Though the industry has already challenged the FDA in court, it could be months before the judge in the case takes any action. In going to court, the industry chose the most friendly venue it could find, the Federal Middle District Court in Greensboro, North Carolina, in the heart of tobacco country. The judge in the case, William L. Osteen Sr., once worked as a lobbyist for the tobacco industry. In 1994, he delivered a ruling favorable to tobacco in a case involving the Environmental Protection Agency and secondhand smoke.

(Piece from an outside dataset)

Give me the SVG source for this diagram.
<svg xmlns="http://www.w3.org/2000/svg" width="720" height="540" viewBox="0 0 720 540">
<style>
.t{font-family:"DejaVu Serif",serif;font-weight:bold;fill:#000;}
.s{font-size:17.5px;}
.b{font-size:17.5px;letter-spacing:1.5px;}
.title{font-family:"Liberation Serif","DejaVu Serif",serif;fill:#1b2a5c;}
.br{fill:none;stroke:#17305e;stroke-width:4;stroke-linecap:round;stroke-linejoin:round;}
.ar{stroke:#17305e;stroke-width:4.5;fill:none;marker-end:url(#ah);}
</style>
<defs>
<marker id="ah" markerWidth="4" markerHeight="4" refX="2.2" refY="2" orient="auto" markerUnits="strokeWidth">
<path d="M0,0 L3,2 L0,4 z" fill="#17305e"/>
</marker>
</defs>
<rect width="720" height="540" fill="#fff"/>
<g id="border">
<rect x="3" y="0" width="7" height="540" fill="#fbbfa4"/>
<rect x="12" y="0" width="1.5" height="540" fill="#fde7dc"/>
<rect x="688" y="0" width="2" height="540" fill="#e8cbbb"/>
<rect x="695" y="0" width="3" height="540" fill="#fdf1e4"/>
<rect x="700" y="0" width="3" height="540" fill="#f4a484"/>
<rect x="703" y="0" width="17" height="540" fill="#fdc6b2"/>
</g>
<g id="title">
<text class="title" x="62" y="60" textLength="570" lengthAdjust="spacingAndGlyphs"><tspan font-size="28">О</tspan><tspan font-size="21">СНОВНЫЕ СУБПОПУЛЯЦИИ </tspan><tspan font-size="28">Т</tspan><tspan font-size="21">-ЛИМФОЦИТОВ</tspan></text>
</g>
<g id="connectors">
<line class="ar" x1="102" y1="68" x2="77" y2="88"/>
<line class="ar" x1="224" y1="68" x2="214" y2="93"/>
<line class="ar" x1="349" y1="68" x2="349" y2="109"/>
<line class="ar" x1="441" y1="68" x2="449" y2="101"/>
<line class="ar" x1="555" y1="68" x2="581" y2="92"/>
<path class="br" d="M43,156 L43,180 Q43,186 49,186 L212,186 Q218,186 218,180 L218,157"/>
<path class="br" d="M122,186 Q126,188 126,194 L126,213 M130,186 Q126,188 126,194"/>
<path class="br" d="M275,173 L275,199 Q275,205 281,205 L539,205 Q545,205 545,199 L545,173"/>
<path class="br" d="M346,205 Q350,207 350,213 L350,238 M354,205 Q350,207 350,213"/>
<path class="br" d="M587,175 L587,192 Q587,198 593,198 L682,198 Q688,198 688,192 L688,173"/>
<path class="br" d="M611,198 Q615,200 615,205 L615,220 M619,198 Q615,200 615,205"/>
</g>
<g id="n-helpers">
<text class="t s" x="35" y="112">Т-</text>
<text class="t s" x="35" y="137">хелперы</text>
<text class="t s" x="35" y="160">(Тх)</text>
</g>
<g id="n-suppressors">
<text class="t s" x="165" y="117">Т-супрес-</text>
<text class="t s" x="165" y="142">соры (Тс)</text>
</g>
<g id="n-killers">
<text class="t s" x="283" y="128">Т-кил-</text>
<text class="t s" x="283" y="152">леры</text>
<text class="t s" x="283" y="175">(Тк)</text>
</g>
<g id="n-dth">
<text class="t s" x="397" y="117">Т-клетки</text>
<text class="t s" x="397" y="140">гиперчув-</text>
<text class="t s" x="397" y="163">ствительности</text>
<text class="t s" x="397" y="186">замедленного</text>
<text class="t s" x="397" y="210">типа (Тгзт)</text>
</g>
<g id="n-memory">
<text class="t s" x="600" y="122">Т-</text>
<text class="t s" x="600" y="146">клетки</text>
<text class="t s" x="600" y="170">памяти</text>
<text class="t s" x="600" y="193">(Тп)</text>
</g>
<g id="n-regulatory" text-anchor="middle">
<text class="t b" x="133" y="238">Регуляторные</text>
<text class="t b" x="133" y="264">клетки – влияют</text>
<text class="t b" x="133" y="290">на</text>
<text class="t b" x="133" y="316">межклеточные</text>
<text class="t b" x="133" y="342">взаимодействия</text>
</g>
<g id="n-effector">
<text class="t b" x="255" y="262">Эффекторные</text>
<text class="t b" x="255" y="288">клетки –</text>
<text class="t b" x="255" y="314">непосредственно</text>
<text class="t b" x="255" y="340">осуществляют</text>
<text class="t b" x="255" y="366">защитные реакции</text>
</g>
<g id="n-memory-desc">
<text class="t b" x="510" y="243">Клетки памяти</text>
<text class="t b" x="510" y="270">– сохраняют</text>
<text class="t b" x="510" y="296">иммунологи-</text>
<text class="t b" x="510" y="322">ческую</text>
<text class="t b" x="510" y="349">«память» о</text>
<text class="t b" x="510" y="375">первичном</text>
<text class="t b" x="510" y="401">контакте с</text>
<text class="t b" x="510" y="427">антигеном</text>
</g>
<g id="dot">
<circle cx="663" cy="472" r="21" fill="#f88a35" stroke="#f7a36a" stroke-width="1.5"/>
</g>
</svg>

But anti-tobacco activists say that initial signs from the judge do not show obvious favoritism toward the tobacco industry. And despite the industry’s urgency in pressing its legal argument, Osteen probably won’t act before the FDA issues its rule. The FDA, in turn, intends to craft its rule with built-in waiting periods for the various provisions to take effect, in order to give the industry adequate time to comply.
That means the FDA’s anti-tobacco rule will be an issue throughout the presidential election. President Clinton strongly backs Commissioner Kessler. He even traveled to Kentucky the day after his January State of the Union address to reaffirm the White House’s support. But, if elected, President Dole would be certain to fire Kessler as one of his first actions in the Oval Office. Conceivably, a Dole-appointed FDA commissioner might reverse the FDA’s anti- nicotine rule, though doing so would be politically explosive.

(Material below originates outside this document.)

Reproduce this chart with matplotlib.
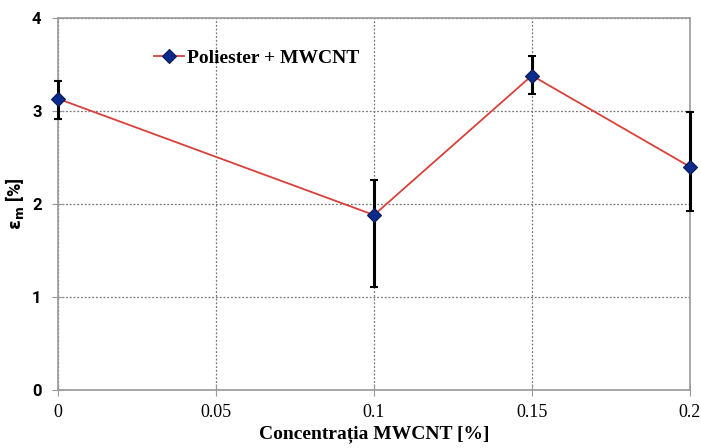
import matplotlib.pyplot as plt

conc = [0, 0.1, 0.15, 0.2]
eps = [3.13, 1.88, 3.38, 2.40]
err_low = [2.91, 1.11, 3.18, 1.92]
err_high = [3.32, 2.26, 3.59, 2.99]

yerr = [[e - lo for e, lo in zip(eps, err_low)],
        [hi - e for e, hi in zip(eps, err_high)]]

fig = plt.figure(figsize=(7.01, 4.48), dpi=100)
ax = fig.add_axes([0.083, 0.13, 0.901, 0.83])

eb = ax.errorbar(conc, eps, yerr=yerr, fmt="none", ecolor="black", elinewidth=2.2,
                 capsize=3, capthick=1.5, zorder=3)
for art in eb.lines[1] + eb.lines[2]:
    art.set_clip_on(False)
line, = ax.plot(conc, eps, color="#d9403a", lw=1.3, marker="D", markersize=7,
                markerfacecolor="#0a2a8c", markeredgecolor="#0a1a50",
                markeredgewidth=0.8, label="Poliester + MWCNT", zorder=4)
line.set_clip_on(False)

ax.set_xlim(0, 0.2)
ax.set_ylim(0, 4)
ax.set_xticks([0, 0.05, 0.1, 0.15, 0.2])
ax.set_xticklabels(["0", "0.05", "0.1", "0.15", "0.2"])
ax.set_yticks([0, 1, 2, 3, 4])
ax.grid(True, color="#777777", linestyle=(0, (1.5, 1.5)), linewidth=0.9)
for s in ax.spines.values():
    s.set_color("#999999")
    s.set_linewidth(1.2)
ax.tick_params(axis="y", direction="inout", length=8, color="#999999", pad=8)
ax.tick_params(axis="x", direction="inout", length=8, color="#999999", pad=6)
for lbl in ax.get_xticklabels():
    lbl.set_family("Liberation Serif")
    lbl.set_fontsize(13)
for lbl in ax.get_yticklabels():
    lbl.set_family("Roboto")
    lbl.set_fontweight("bold")
    lbl.set_fontsize(12)

ax.set_xlabel("Concentrația MWCNT [%]", family="Liberation Serif",
              fontweight="bold", fontsize=14, labelpad=3)
ax.set_ylabel(r"$\mathbf{\varepsilon_m}$ [%]", family="Roboto",
              fontweight="bold", fontsize=13, labelpad=4)

leg = ax.legend(loc="center left", bbox_to_anchor=(0.14, 0.893), frameon=False,
                handlelength=1.5, handletextpad=0.2, borderaxespad=0,
                prop={"family": "Liberation Serif", "weight": "bold", "size": 14})

fig.savefig("out.png", dpi=100)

For now, the U.S. tobacco industry is on the defensive. The Liggett Group’s controversial decision to settle and to comply with some of the FDA’s proposed regulations rocked Philip Morris and RJR Nabisco. In just a week, the value of their companies on the New York Stock Exchange dropped by nearly one-sixth. Though it is just the first break in tobacco’s ranks, Liggett’s move signals the industry’s potential vulnerability to the combined assaults from the FDA, the Justice Department, and a host of consumer injury cases piling up in the courts. “It’s like a murder case,” says Phil Schiliro, chief of staff for Rep. Henry Waxman (D-Ca.). “You have five people accused of murder and one of them tries to get a break by cutting a deal with the D.A. Now maybe one or two more may start talking. Who knows where this will end?”

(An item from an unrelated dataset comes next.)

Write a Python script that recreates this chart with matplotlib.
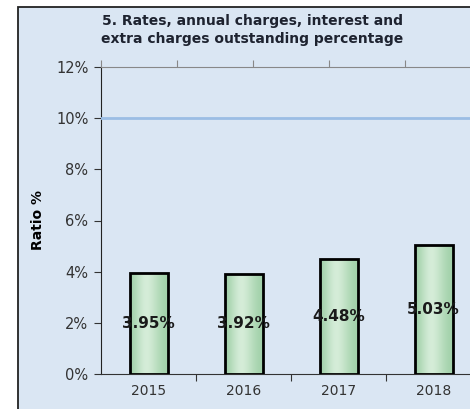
import numpy as np
import matplotlib as mpl
mpl.use("Agg")
import matplotlib.pyplot as plt
from matplotlib.patches import Rectangle

years = ["2015", "2016", "2017", "2018"]
ratios = [3.95, 3.92, 4.48, 5.03]
limit_line = [10, 10, 10, 10, 10, 10]
yticks = [0, 2, 4, 6, 8, 10, 12]

mpl.rcParams.update({"font.family": "DejaVu Sans"})

W, H = 470, 409
fig = plt.figure(figsize=(W / 100, H / 100), dpi=100)
fig.patch.set_facecolor("white")

# chart area (blue background with dark border, cut off at right/bottom)
fig.patches.append(Rectangle((18 / W, -0.05), 1.1, (H - 7) / H + 0.05,
                             transform=fig.transFigure, fc="#dae6f3",
                             ec="#222222", lw=1.3, zorder=-5))

ax = fig.add_axes([101 / W, 35 / H, 380 / W, 307 / H])
ax.set_facecolor("none")
x = np.arange(len(years))
bw = 0.4
bars = ax.bar(x, ratios, bw, color="none", ec="black", lw=2, zorder=4)

# horizontal green gradient inside bars
grad = np.array([[0.0, 0.4, 0.8, 1.0, 0.8, 0.5, 0.2, 0.0]])
cmap = mpl.colors.LinearSegmentedColormap.from_list("g", ["#a3d2ab", "#d8eedb"])
for b in bars:
    im = ax.imshow(grad, cmap=cmap, aspect="auto", interpolation="bicubic",
                   extent=(b.get_x(), b.get_x() + b.get_width(), 0, b.get_height()),
                   zorder=3)
    im.set_clip_path(b)

for xi, v in zip(x, ratios):
    ax.text(xi, v / 2, f"{v:.2f}%", ha="center", va="center", fontsize=11,
            fontweight="bold", color="#1a1a1a", zorder=5)

ax.set_xlim(-0.5, len(years) - 0.5)
ax.set_ylim(0, 12)
ax.set_yticks(yticks)
ax.set_yticklabels([f"{t}%" for t in yticks], fontsize=10.5, color="#333333")
ax.set_xticks(x[:-1] + 0.5)
ax.set_xticklabels([])
ax.set_xticks(x, minor=True)
ax.set_xticklabels(years, minor=True, fontsize=10, color="#333333")
ax.tick_params(axis="x", which="minor", length=0, pad=7)
ax.tick_params(axis="x", which="major", length=5, color="#333333")
ax.tick_params(axis="y", length=5, color="#333333", pad=4)
for s in ("top", "right"):
    ax.spines[s].set_visible(False)
ax.spines["left"].set_color("#222222")
ax.spines["bottom"].set_color("#333333")
ax.set_ylabel("Ratio %", fontsize=10, fontweight="bold", labelpad=8)

# secondary axis carrying the 10% line
ax2 = ax.twiny()
ax2.set_xlim(0, len(limit_line) - 1)
ax2.plot(range(len(limit_line)), limit_line, color="#9bbde4", lw=2, zorder=2)
ax2.set_ylim(0, 12)
ax2.set_xticks(range(len(limit_line)))
ax2.set_xticklabels([])
ax2.tick_params(axis="x", length=5, color="#888888")
for s in ("left", "right", "bottom"):
    ax2.spines[s].set_visible(False)
ax2.spines["top"].set_color("#888888")

fig.text(252 / W, 1 - 30 / H,
         "5. Rates, annual charges, interest and\nextra charges outstanding percentage",
         ha="center", va="center", fontsize=10, fontweight="bold",
         color="#1e2330", linespacing=1.3)

fig.savefig("out.png", dpi=100)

Indeed, anti-tobacco activists do not yet know the full ramifications of the Liggett Group’s settlement. But it makes their job easier. “At least it allows us to say to members of Congress, ‘Look, the fifth-largest tobacco company has said that these regulations are reasonable,'” says Phil Wilbur of the Advocacy Institute. “‘How can you as a member of Congress disagree?'”
Robert Dreyfuss is a contributing writer to Mother Jones. He co-authored the “Medikill” story on Golden Rule Insurance that appeared in our January/February 1996 issue.